Set up a system. Lay the material on horses. Round up a coffee can and pour an inch of mineral spirits paint thinner in the bottom. Using clean rag and working quickly wipe a thin coat of thinner on the material. Wait a few minutes. If there are thick applications stir them with an old brush to encourage solvent action. Using the blue mechanic' paper towels folded in quarters, wipe off the film and the solvent. Fold and re-fold the towel until all sides have been used. This single application should remove 99% of the oiley goo. If not do a second. Be careful not to contaminate the thinner in the can with goo picked up by the rag (there's tricks for everything, even slopping on thinner). If you want paint clean, continue cleaning (being careful to use clean solvent) 'til the wiping towels no longer discolor.
If you went about it efficiently, a single application of solvent should get the material clean enough for marking, cutting, and welding. If not repeat. The trick is to get maximum cleaning from a miinimum of cleaning materials.
Clean up and diposal. Spread the oiley waste along stretched rope, ladder rungs etc so the solvent can dry. The preservative remains in the absorbant. Unlike drying oils (linseed etc) petroleum oil soked waste will not spontaneouly combust but it is flammible. Burn it in small batches in the barbecue or store it in your combustable container for later safe disposal.
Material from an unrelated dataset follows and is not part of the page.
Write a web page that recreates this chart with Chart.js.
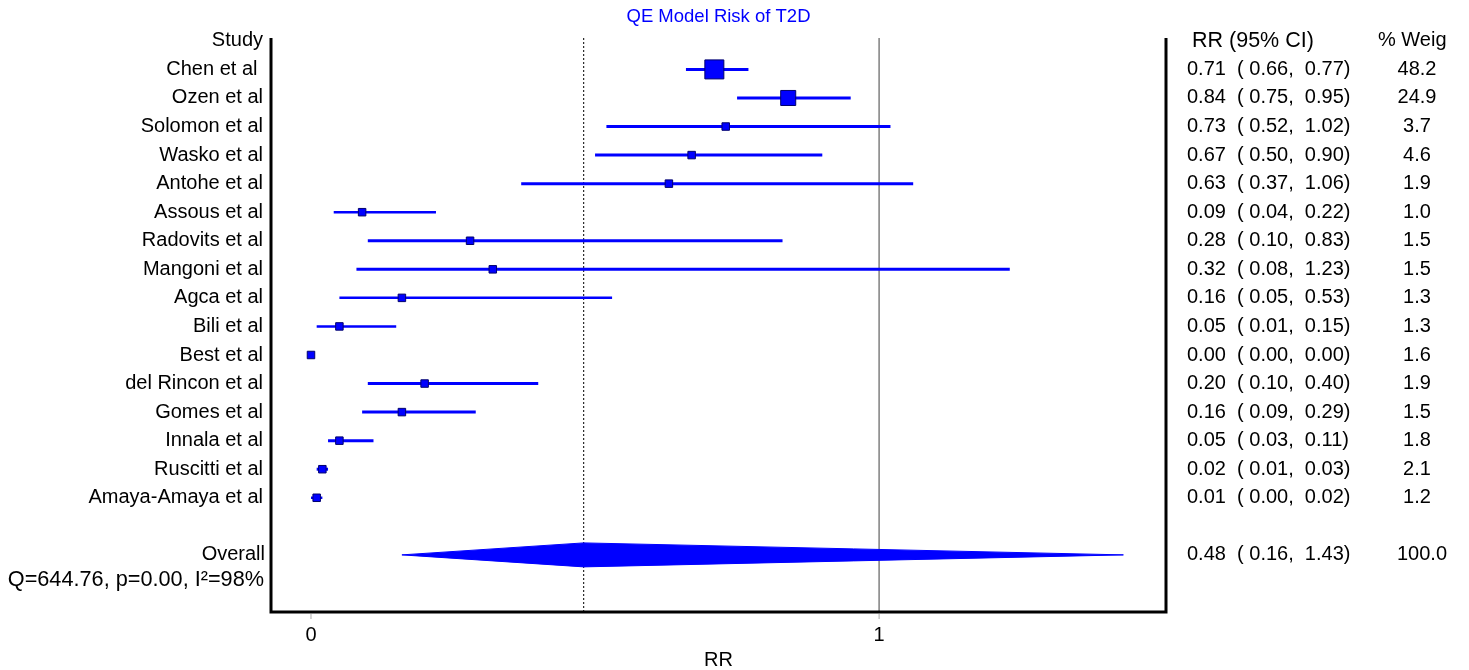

I've used every kind of aqueous cleaner there is (lye, citrus crap, Simple Green, the purple stuff etc) and none of it is worth a $hit for bulk oil and grease removal. It takes three times the volume of water based cleaner to remove a volume of oil and grease and then you have hard to dispose of residues that range from ionic to harshly reactive. Water based cleaners work very well for final clean up to remove the last traces yes but not bulk. I once cleaned a large (8 x 40 ft table) sludgy planer to bare iron and clean paint with a couple gallons of solvent, a bale of rags, and a putty knife. When I was done I had a trash bag of oiley rags, a cement cart of chips and dirt, and a couple inches of scraped off sludge in a 5 gallon pail. I did use the water based cleaner - AFTER the machine was thoroughly cleaned of oil, dirt, goo, and varnish. Under the brown film and dirt was a glistening machine tool that did not need painting.Last edited by Forrest Addy; 01-16-2011, 11:56 AM.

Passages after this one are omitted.